Bar & Borrel
Seumur-umur di Indonesia saya belum pernah sekalipun masuk ke bar. Setiap lewat jalan Prawirotaman, Braga, atau Senopati saya cuma mbatin seperti apa ya dalamnya. Bayangan saya soal bentuk dan suasana bar cuma datang dari TV dan film-film. Saya nggak berminat datang sendiri karena bingung di dalam pesannya gimana. Kalaupun ada acara selebrasi atau semacamnya lebih sering makan di restoran daripada party ke bar. Genre bar yang mungkin bisa saya nikmati (berdasarkan imaji dari film lagi-lagi) adalah sports bar di mana babe-babe dan abang-abangan nobar bola atau baseball di hari minggu siang.Akhirnya kemarin saya masuk ke real proper bar karena mengikuti agenda setempat. Saya baru tahu kalau bar itu hanya serve minuman dan snack tanpa makan besar. Secara tempat pun tidak cocok untuk lunch atau dinner karena lantainya dibuat 'sempit' dan mejanya didesain untuk ngobrol bukan untuk makan. Kursinya tinggi dan mejanya pendek sehingga tidak nyaman untuk nyendok. Orang duduk dempet-dempetan dan semuanya bicara bersahutan dan berisik. Ngomong di bar harus setengah teriak agar terdengar.
Sebenarnya panitia sudah considerate dengan melayangkan survei sebelumnya. Tentu di survey itu saya pilih preference vegetarian dan halal. Orang barat memang menganggap serius diet preference, vegeratian/vegan, dan alergi. Tapi saya tidak berekspektasi mereka menyediakan burger dengan daging sapi halal hanya karena pilihan segelintir orang. Jadi saya sudah menyiapkan mitigasi sendiri dengan ngecek menu bar itu sebelum acara.

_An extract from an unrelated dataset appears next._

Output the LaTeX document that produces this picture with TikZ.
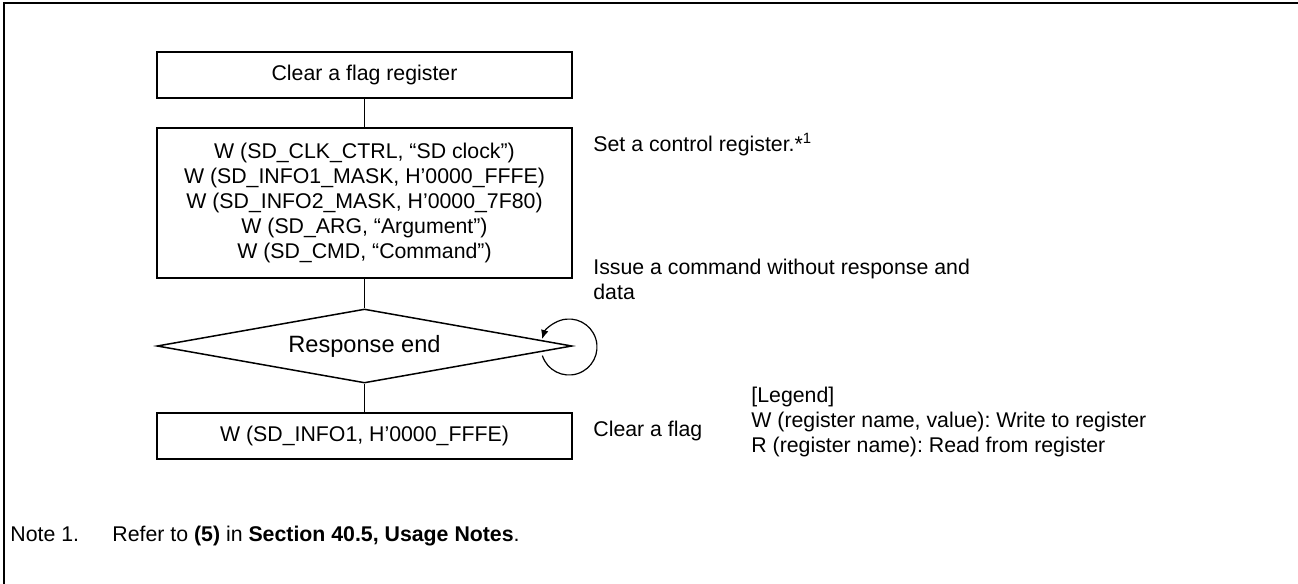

Di meja tersaji beberapa botol wijn dengan gelasnya. Siapapun yang mau minum bisa nuang sendiri tanpa perlu bayar. Tapi sebagai bukan peminun wine saya pesen es teh dan datanglah sebotol kaca lipton ini. Walaupun ada sparklingnya yang saya kurang suka tapi minimal saya punya sesuatu untuk dituang dan ikut bersulang. Makanannya saya comot-comot yang berbasis tumbuhan seperti kentang goreng dan keripik tortila. Beruntung ternyata servernya kemudian datang membawa senampan penuh burger vegerarian dengan daging dari turunan kedelai. Saya ambil satu.
Atmosphere-wise bar bukan my piece of cake. Tapi it's oke karena it's not only about drinks. Ada setor mukanya, ada ngobrolnya, ada networkingnya, dan ada ketemu orang barunya. Lagipula beberapa orang juga tahu saya tidak minum. Beberapa tahu saya muslim dan walaupun mereka tidak sepenuhnya familiar dengan dos and don'ts nya tapi setidaknya paham kalau muslim punya prinsip no alcohol.
Ini pertama kalinya saya ikut event di dalam bar. Meski begitu sebenarnya sudah berkali-kali ada acara 'time for drinks'. Drinks atau dalam bahasa lokal disebut Borrel sudah jadi budaya. Borrel tidak selalu berkaitan dengan alkohol dan mabuk, apalagi kalau dilakukan di tempat tertentu misal yang banyak anak di bawah umur atau di tempat kerja. Kalaupun ada merk-merk bir, dipilih yang kandungannya 0% alkohol. Meski begitu buat saya es teh atau soda. Borrel adalah kesempatan untuk connects, kadang-kadang sambil merayakan sesuatu yang sederhana. Borrel biasa dilakukan di lingkungan kerja, pertemanan, atau tetangga komplek.
Vrijdagmiddagborrel lebih spesifik lagi yaitu acara kumpul-kumpul, ngobrol, dan minum yang dilakukan hari jumat (vrijdag) siang (middag). Ini adalah bentuk kebiasaan work life balance orang-orang Belanda. Biasanya pada jumat siang business sudah melambat bersiap menyambut akhir pekan. Orang melakukan perayaan kecil sambil blow off steam.